“Most of our troubles are due to our passionate desire for and attachment to things that we misapprehend as enduring entities.” ~Dalai Lama
Monday Author: Susanne Skinner
Ownership is a funny thing. A person owns a home, a car, clothing and, of course, things. So many things. They continue to amass until one day it’s time to downsize and those things are suddenly liabilities that must be let go. My husband and I have arrived at this stop on our journey.
When death comes, we take nothing; every material thing we own is left to fend for itself. I periodically say I will be buried with all my jewelry in preparation for the afterlife or, if I go first, to make the new wife dig for it. But the reality is most of our things are not moving with us and must find new homes above the ground.
Sorting through a lifetime of memories I am learning to say good-bye to the things I leave behind.
The Clutter of Feelings
The objects themselves have limited value, but memories connected to them are filled with feelings. Letting go brings each one to life again, making it hard to simply set an item aside and say “not going.”
For the past seventeen years these items have had a place in our household. Familiar and comfortable; they are my visual reminder of the home we’ve built. I’ve grown used to their presence and their place. As we take down pictures and sort through cupboards and drawers I struggle to keep my goal in sight; instead remembering how each of these items came into our lives.
A tea-light holder purchased with a small child’s allowance, a beloved stuffed lion named John from Grammy, and a handmade rocking horse from England tucked in away in the attic—all of these make up the person I became. A wife, a mom, a business woman and a friend are just a few of the memories I hold in my hands.
The box filled with cards given to me over the years by my husband and kids is a testimony to the passing of years. The childish printing in block letters and stick figures depicting my likeness make me smile. Did I really have that many birthdays?
Sorting Through Things
I begin the bittersweet task of sorting through bins of school papers, report cards, photographs and artwork. I find a folded note written years ago by an eight-year-old for a long-ago transgression:
I am very very sorry for my attitude. I know you will never forgive me or even want me in the house. You can take all of my toys and give them to the poor kids. Even my skateboard and anything else you want.

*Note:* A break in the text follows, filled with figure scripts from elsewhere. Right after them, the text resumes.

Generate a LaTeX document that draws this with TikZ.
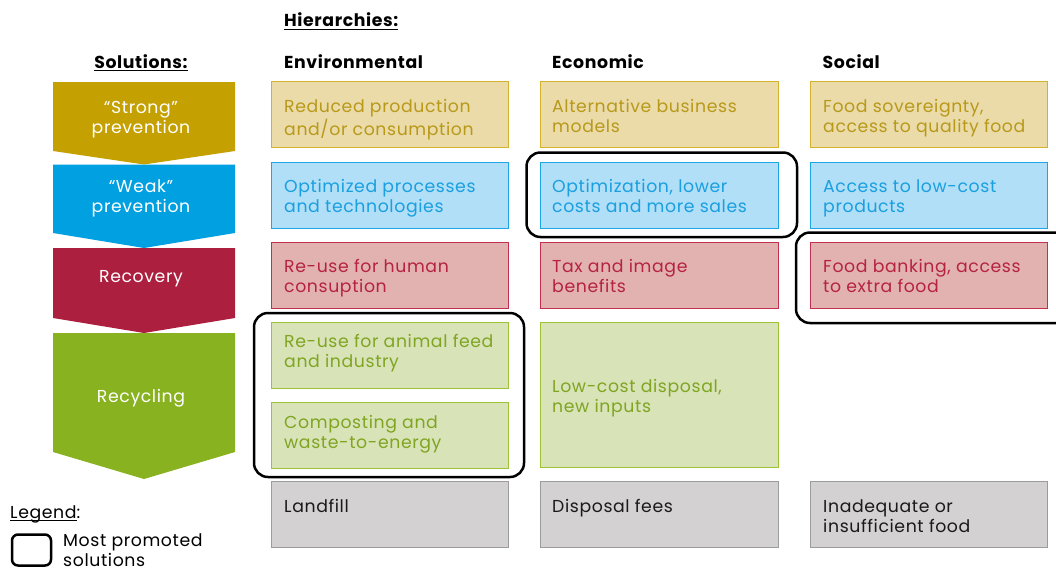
\documentclass[tikz,border=0pt]{standalone}
\usepackage{fontspec}
\setmainfont[LetterSpace=3.5]{Poppins}
\newcommand\myul[1]{\setbox0\hbox{#1}\rlap{\rule[-3.4pt]{\wd0}{1.3pt}}\box0}
\definecolor{agold}{HTML}{C4A000}
\definecolor{ablue}{HTML}{00A0E1}
\definecolor{ared}{HTML}{AD1F3F}
\definecolor{agreen}{HTML}{88B21F}
\definecolor{yfill}{HTML}{EADBA9}
\definecolor{yline}{HTML}{D4B22E}
\definecolor{ytext}{HTML}{B8991A}
\definecolor{bfill}{HTML}{B1DFF7}
\definecolor{bline}{HTML}{1DA5E5}
\definecolor{btext}{HTML}{1A9FDF}
\definecolor{rfill}{HTML}{E2B2B1}
\definecolor{rline}{HTML}{C1304F}
\definecolor{rtext}{HTML}{B5233F}
\definecolor{gfill}{HTML}{D9E3B8}
\definecolor{gline}{HTML}{9DC236}
\definecolor{gtext}{HTML}{7FA522}
\definecolor{kfill}{HTML}{D3D1D2}
\definecolor{kline}{HTML}{9D9C9C}
\definecolor{ktext}{HTML}{1A1A1A}
\tikzset{
  cbox/.style={draw, line width=1.2pt, inner sep=0pt, anchor=north west, minimum height=66pt},
  ybox/.style={cbox, fill=yfill, draw=yline},
  bbox/.style={cbox, fill=bfill, draw=bline},
  rbox/.style={cbox, fill=rfill, draw=rline},
  gbox/.style={cbox, fill=gfill, draw=gline},
  kbox/.style={cbox, fill=kfill, draw=kline},
  txt/.style={anchor=north west, inner sep=0pt, align=left},
  alab/.style={anchor=north, inner sep=0pt, align=center, text=white},
  ttl/.style={inner sep=0pt, font=\fontsize{17.3}{20}\selectfont\bfseries},
  promo/.style={draw=black, line width=2.5pt, rounded corners=14pt},
}
\begin{document}
\begin{tikzpicture}[x=1pt,y=-1pt, font=\fontsize{17.3}{20}\selectfont]
\useasboundingbox (0,0) rectangle (1056,568);

% arrows
\fill[agold] (53,82) -- (235,82) -- (235,151) -- (144,164.5) -- (53,151) -- cycle;
\fill[ablue] (53,164.5) -- (235,164.5) -- (235,233) -- (144,248) -- (53,233) -- cycle;
\fill[ared] (53,248) -- (235,248) -- (235,318) -- (144,333) -- (53,318) -- cycle;
\fill[agreen] (53,333) -- (235,333) -- (235,452) -- (144,479) -- (53,452) -- cycle;
\node[alab] (a1) at (141,99) {\strut “Strong”\\prevention};
\node[alab] (a2) at (141,178) {\strut “Weak”\\prevention};
\node[alab] (a3) at (141,268) {\strut Recovery};
\node[alab] (a4) at (141,388) {\strut Recycling};

% titles
\node[ttl, anchor=base west] (hier) at (284,26.7) {\myul{Hierarchies:}};
\node[ttl, anchor=base] (sol) at (141,68) {\myul{Solutions:}};
\node[ttl, anchor=base west] (env) at (284,68.5) {Environmental};
\node[ttl, anchor=base west] (eco) at (552,68.5) {Economic};
\node[ttl, anchor=base west] (soc) at (822.5,68.5) {Social};

% environmental column
\node[ybox, minimum width=237pt] (e1) at (271,81) {};
\node[bbox, minimum width=237pt] (e2) at (271,162) {};
\node[rbox, minimum width=237pt] (e3) at (271,242) {};
\node[gbox, minimum width=237pt] (e4) at (271,322) {};
\node[gbox, minimum width=237pt] (e5) at (271,402) {};
\node[kbox, minimum width=237pt] (e6) at (271,481) {};
\node[txt, text=ytext] (te1) at (284,98) {\strut Reduced production\\and/or consumption};
\node[txt, text=btext] (te2) at (284,178) {\strut Optimized processes\\and technologies};
\node[txt, text=rtext] (te3) at (284,258.5) {\strut Re-use for human\\consuption};
\node[txt, text=gtext] (te4) at (284,333.5) {\strut Re-use for animal feed\\and industry};
\node[txt, text=gtext] (te5) at (284,414.5) {\strut Composting and\\waste-to-energy};
\node[txt, text=ktext] (te6) at (284,498.5) {\strut Landfill};

% economic column
\node[ybox, minimum width=238pt] (c1) at (540,81) {};
\node[bbox, minimum width=238pt] (c2) at (540,162) {};
\node[rbox, minimum width=238pt] (c3) at (540,242) {};
\node[gbox, minimum width=238pt, minimum height=145pt] (c4) at (540,322) {};
\node[kbox, minimum width=238pt] (c6) at (540,481) {};
\node[txt, text=ytext] (tc1) at (552,98) {\strut Alternative business\\models};
\node[txt, text=btext] (tc2) at (552,178) {\strut Optimization, lower\\costs and more sales};
\node[txt, text=rtext] (tc3) at (552,258.5) {\strut Tax and image\\benefits};
\node[txt, text=gtext] (tc4) at (552,378) {\strut Low-cost disposal,\\new inputs};
\node[txt, text=ktext] (tc6) at (552,498.5) {\strut Disposal fees};

% social column
\node[ybox, minimum width=237pt] (s1) at (810,81) {};
\node[bbox, minimum width=237pt] (s2) at (810,162) {};
\node[rbox, minimum width=237pt] (s3) at (810,242) {};
\node[kbox, minimum width=237pt] (s6) at (810,481) {};
\node[txt, text=ytext] (ts1) at (823,98) {\strut Food sovereignty,\\access to quality food};
\node[txt, text=btext] (ts2) at (823,178) {\strut Access to low-cost\\products};
\node[txt, text=rtext] (ts3) at (823,258.5) {\strut Food banking, access\\to extra food};
\node[txt, text=ktext] (ts6) at (823,498.5) {\strut Inadequate or\\insufficient food};

% most promoted outlines
\draw[promo] (254,313) rectangle (524,477);
\draw[promo] (526.5,152.5) rectangle (797,237);
\draw[promo] (796,232.5) rectangle (1075,323);

% legend
\node[anchor=base west, inner sep=0pt] (leg) at (10,518) {\myul{Legend}:};
\draw[promo, rounded corners=6pt] (12,534.5) rectangle (51,565.5);
\node[txt] (legt) at (63,532.7) {\strut Most promoted\\solutions};
\end{tikzpicture}
\end{document}
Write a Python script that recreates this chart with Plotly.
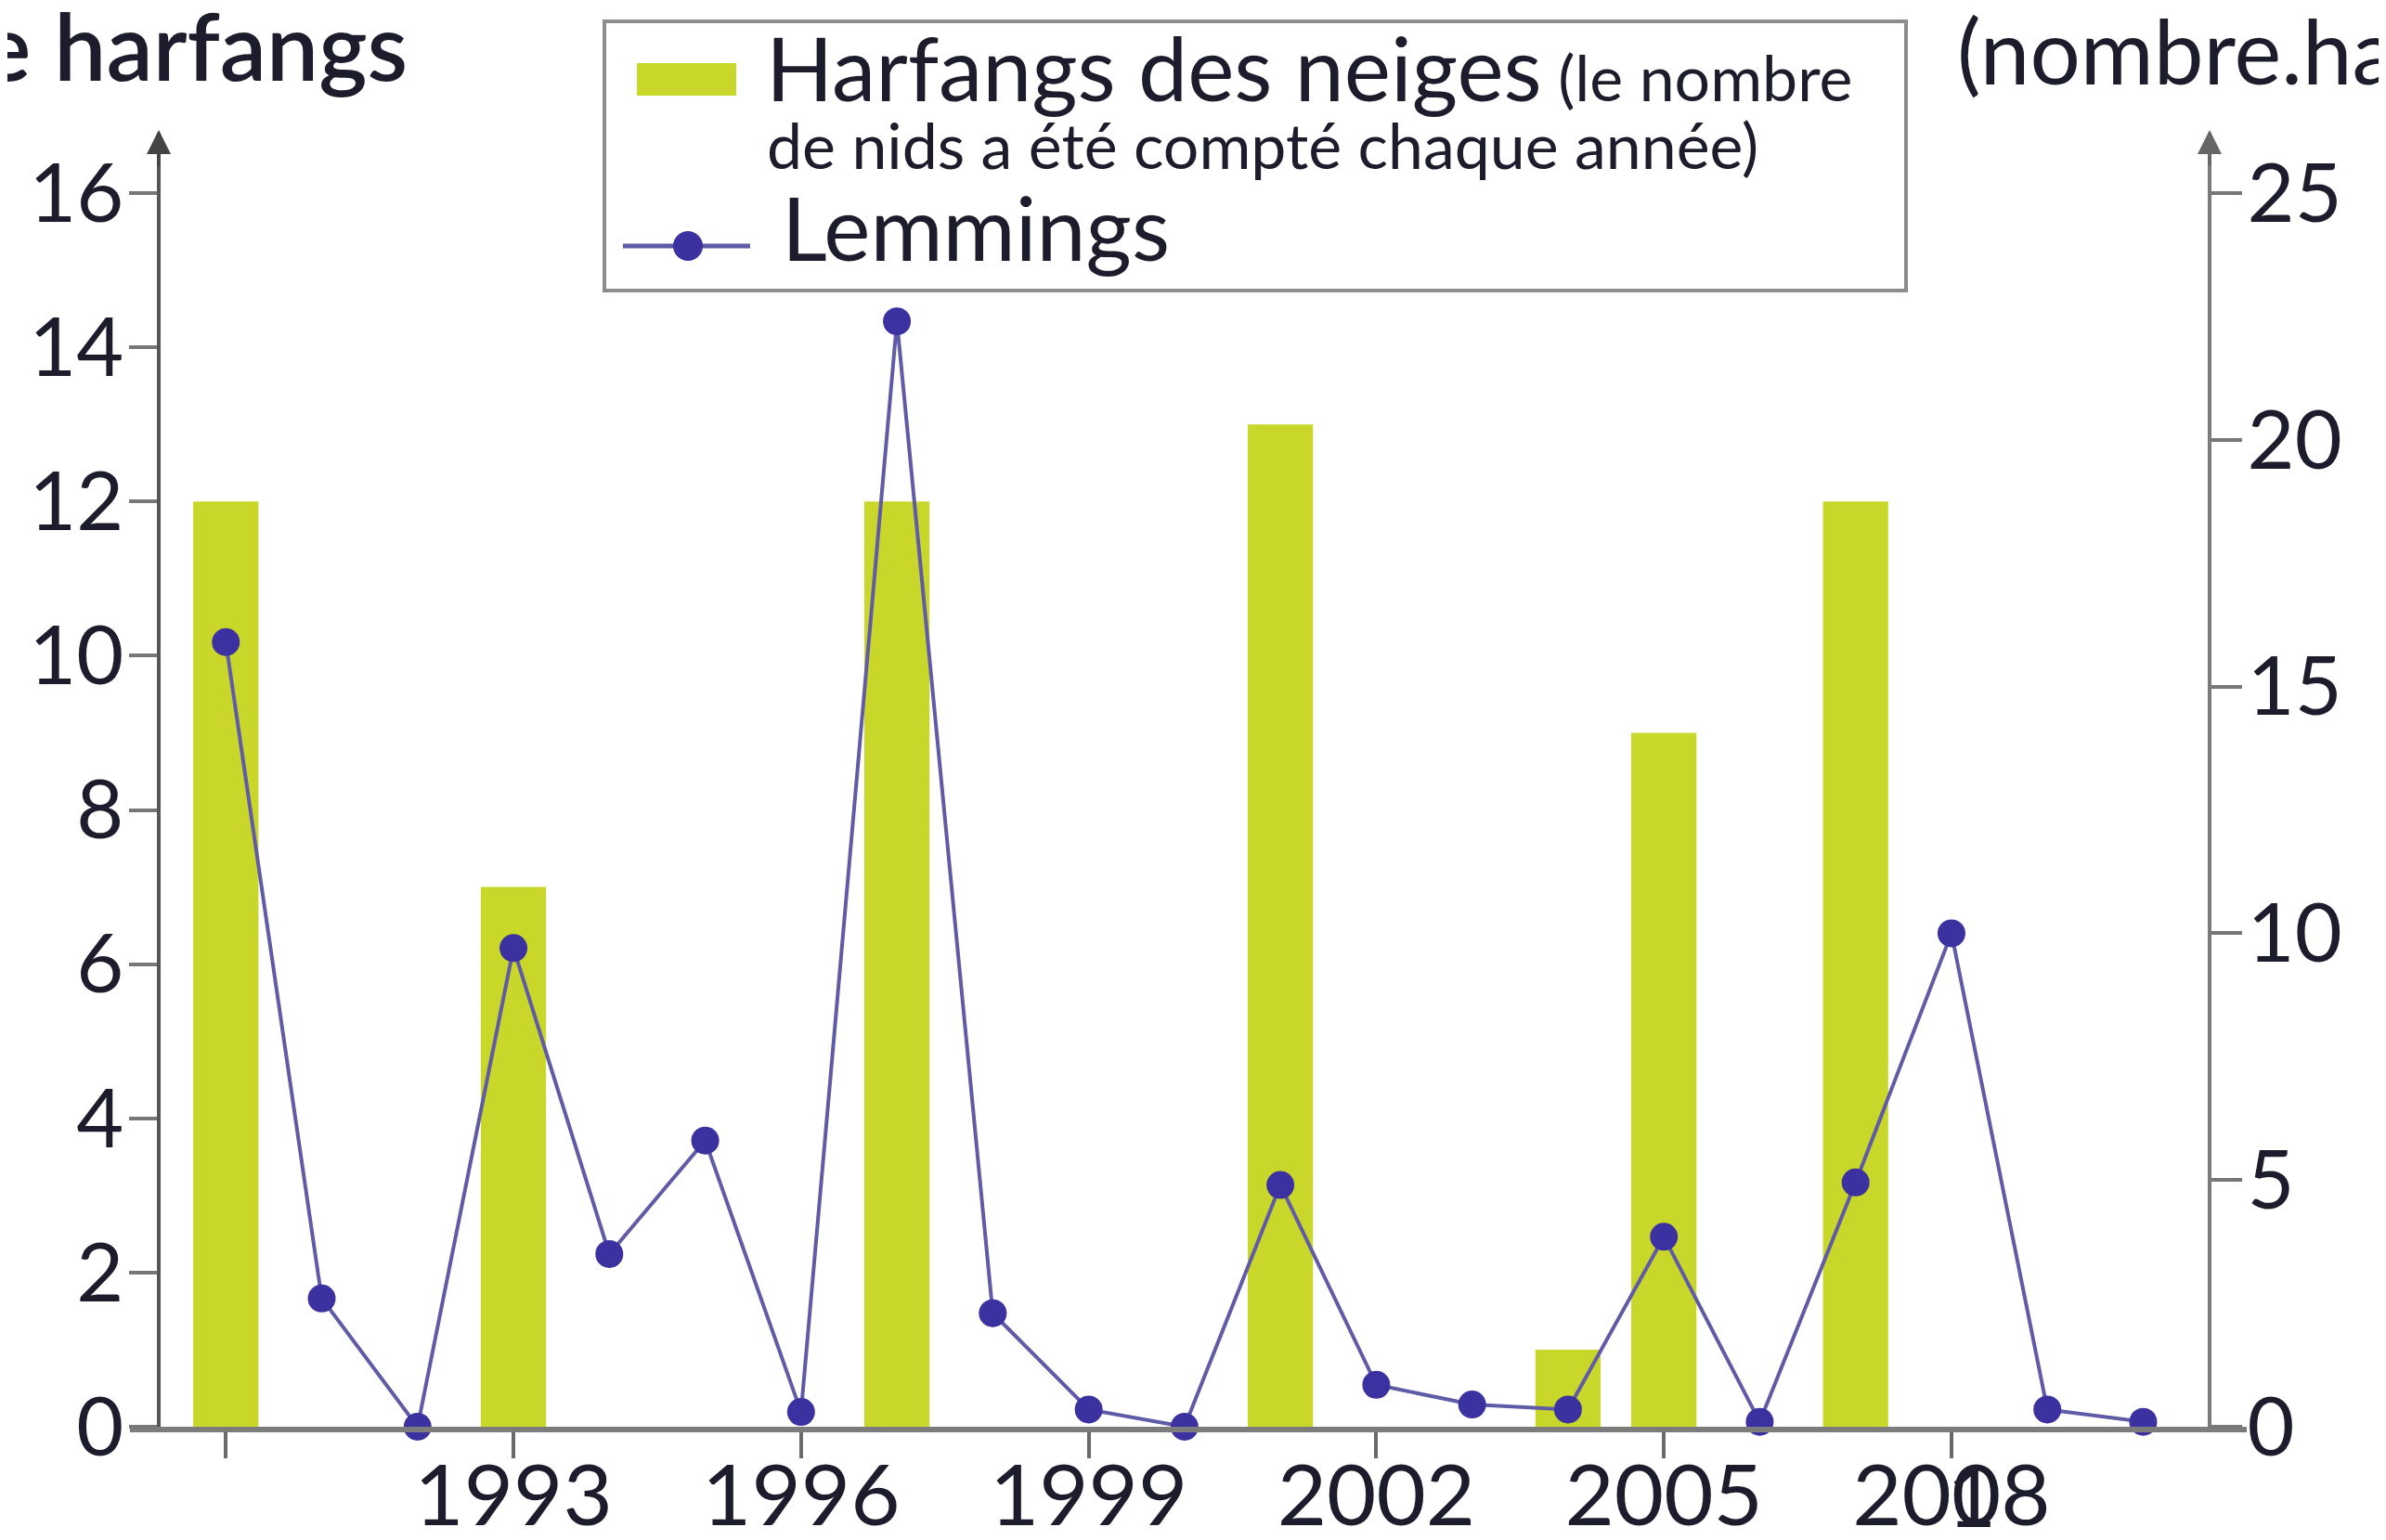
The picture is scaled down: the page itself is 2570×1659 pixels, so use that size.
import plotly.graph_objects as go

# ---------------- data ----------------
years = list(range(1990, 2011))
lemmings = [15.9, 2.6, 0.0, 9.7, 3.5, 5.8, 0.3, 22.4, 2.3, 0.35, 0.0,
            4.9, 0.85, 0.45, 0.35, 3.85, 0.1, 4.95, 10.0, 0.35, 0.1]
owl_years = [1990, 1993, 1997, 2001, 2004, 2005, 2007]
owl_nests = [12, 7, 12, 13, 1, 9, 12]

x_tick_vals = [1990, 1993, 1996, 1999, 2002, 2005, 2008]
x_tick_text = ["", "1993", "1996", "1999", "2002", "2005", "2008"]
y_left_ticks = [0, 2, 4, 6, 8, 10, 12, 14, 16]
y_right_ticks = [0, 5, 10, 15, 20, 25]

# ---------------- geometry helpers ----------------
W, H = 2570, 1659
L, R, T, B = 132, 158, 135, 130
PW = W - L - R
PH = H - T - B


def px(x):
    return (x - L) / PW


def py(y):
    return (H - B - y) / PH


FONT = "Lato"
TXT = "#1c1c2c"
GREEN = "#c8d72a"
LINEC = "#605ba6"
MARKC = "#3b31a0"

fig = go.Figure()
fig.add_trace(go.Bar(
    x=owl_years, y=owl_nests, width=0.68,
    marker=dict(color=GREEN, line_width=0),
    yaxis="y", name="Harfangs des neiges",
))
fig.add_trace(go.Scatter(
    x=years, y=lemmings, mode="lines+markers",
    line=dict(color=LINEC, width=4),
    marker=dict(color=MARKC, size=30),
    yaxis="y2", name="Lemmings", cliponaxis=False,
))

xfont = dict(family=FONT, size=92, color=TXT)
yfont = dict(family=FONT, size=88, color=TXT)

fig.update_layout(
    width=W, height=H,
    margin=dict(l=L, r=R, t=T, b=B, autoexpand=False),
    paper_bgcolor="white", plot_bgcolor="white",
    showlegend=False,
    xaxis=dict(
        domain=[0, 1], range=[1989.0, 2011.08],
        showline=True, linecolor="#7c7c7c", linewidth=6,
        ticks="outside", ticklen=28, tickwidth=4, tickcolor="#6a6a6a",
        tickvals=x_tick_vals, ticktext=x_tick_text, tickfont=xfont,
        ticklabelstandoff=-38,
        showgrid=False, zeroline=False, anchor="y",
    ),
    yaxis=dict(
        range=[0, (H - B - T) / 83.06], anchor="free", position=px(163),
        showline=True, linecolor="#555555", linewidth=4,
        ticks="outside", ticklen=30, tickwidth=4, tickcolor="#777777",
        tickvals=y_left_ticks, tickfont=yfont, ticklabelstandoff=-12,
        showgrid=False, zeroline=False,
    ),
    yaxis2=dict(
        range=[0, (H - B - T) / 53.16], anchor="free", position=px(2372),
        overlaying="y", side="right",
        showline=True, linecolor="#7a7a7a", linewidth=4,
        ticks="outside", ticklen=33, tickwidth=4, tickcolor="#777777",
        tickvals=y_right_ticks, tickfont=yfont, ticklabelstandoff=-12,
        showgrid=False, zeroline=False,
    ),
)

shapes = []
# legend box
shapes.append(dict(type="rect", xref="paper", yref="paper",
                   x0=px(643), x1=px(2045), y0=py(305), y1=py(15),
                   line=dict(color="#8c8c8c", width=4), fillcolor="white",
                   layer="above"))
# bar swatch
shapes.append(dict(type="rect", xref="paper", yref="paper",
                   x0=px(678), x1=px(785), y0=py(95), y1=py(60),
                   line=dict(width=0), fillcolor=GREEN, layer="above"))
# line swatch
shapes.append(dict(type="line", xref="paper", yref="paper",
                   x0=px(663), x1=px(800), y0=py(257), y1=py(257),
                   line=dict(color=LINEC, width=5), layer="above"))
shapes.append(dict(type="circle", xref="paper", yref="paper",
                   x0=px(733 - 16), x1=px(733 + 16), y0=py(257 + 16), y1=py(257 - 16),
                   line=dict(width=0), fillcolor=MARKC, layer="above"))
fig.update_layout(shapes=shapes)

ann = []
# axis arrows
for xa, col in [(163, "#444444"), (2372, "#666666")]:
    ann.append(dict(x=px(xa), y=py(132), xref="paper", yref="paper",
                    ax=0, ay=40, showarrow=True, arrowhead=2, arrowsize=1.3,
                    arrowwidth=4, arrowcolor=col, text=""))
# axis titles (cut off by the page edges)
ann.append(dict(x=px(433), y=py(40), xref="paper", yref="paper",
                xanchor="right", yanchor="middle", showarrow=False,
                text="Nombre de harfangs",
                font=dict(family=FONT, size=100, color=TXT, weight=600)))
ann.append(dict(x=px(2098), y=py(40), xref="paper", yref="paper",
                xanchor="left", yanchor="middle", showarrow=False,
                text="(nombre.ha<sup>-1</sup>)",
                font=dict(family=FONT, size=96, color=TXT)))
# legend texts
ann.append(dict(x=px(815), y=py(64), xref="paper", yref="paper",
                xanchor="left", yanchor="middle", showarrow=False,
                text="Harfangs des neiges<span style='font-size:68px'> (le nombre</span>",
                font=dict(family=FONT, size=95, color=TXT)))
ann.append(dict(x=px(816), y=py(147), xref="paper", yref="paper",
                xanchor="left", yanchor="middle", showarrow=False,
                text="de nids a été compté chaque année)",
                font=dict(family=FONT, size=68, color=TXT)))
ann.append(dict(x=px(832), y=py(236), xref="paper", yref="paper",
                xanchor="left", yanchor="middle", showarrow=False,
                text="Lemmings",
                font=dict(family=FONT, size=95, color=TXT)))
# overprinted digit seen on the 2008 label
ann.append(dict(x=2008, xref="x", y=py(1602), yref="paper", xshift=22,
                xanchor="center", yanchor="middle", showarrow=False,
                text="1", font=dict(family=FONT, size=92, color=TXT)))
fig.update_layout(annotations=ann)

fig.write_html("out.html")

P.S. The remote control to my TV is broken.
I select a very small plastic bin and place this and other treasured items inside and say “keep.”
Moving is An Emotional Journey
A move is the next step forward in our lives and I am finding parts of the process easier than I thought, while others are extremely difficult. At the core of our decision is the desire to do this now, so our children don’t have to.
I am nearing the end of my business career, so parting with my work wardrobe has been very freeing. My office is casual, and business clothes have found new homes in organizations helping women get back on their feet and into the working world. I keep one suit just in case.
Kitchen and craft items have been offered up to friends and it’s comforting to know my favorite pastimes will continue in someone’s home. It feels like I’m leaving a bit of me with them. Our kids selected things that mattered to them with the understanding that if it’s not worth space in their homes, it’s not worth space in ours.
A phase of our lives is ending and the next one is on the horizon. Our lifestyle will be different, the climate warmer, the space smaller. Hanging on to things we no longer use is a connection to who we were then, not who we are now. That part is hard.
All That Remains
The cold truth of moving day is approaching. Freshly painted walls, empty drawers and spaces where furniture used to be are my new reality. A junk and trash removal company will be here next week, along with an antique dealer to appraise items for sale.
What will remain I think, is a rainbow of emotions. Holidays, birthday celebrations, emotional breakups and high school proms have been absorbed into these walls. The joys and sorrows that filled our lives have also been felt by this nearly 200-year-old house and become part of its character.
My perennial herb garden and flowers will greet new owners as the seasons change and when the hummingbirds return in the spring I hope they use the feeder we left in the garage.
But my biggest hope is that the love we have for our home and each other will be felt by the family that comes next as they continue to add to the history and good karma that is here.
The personal memories are ours to keep; they are our history.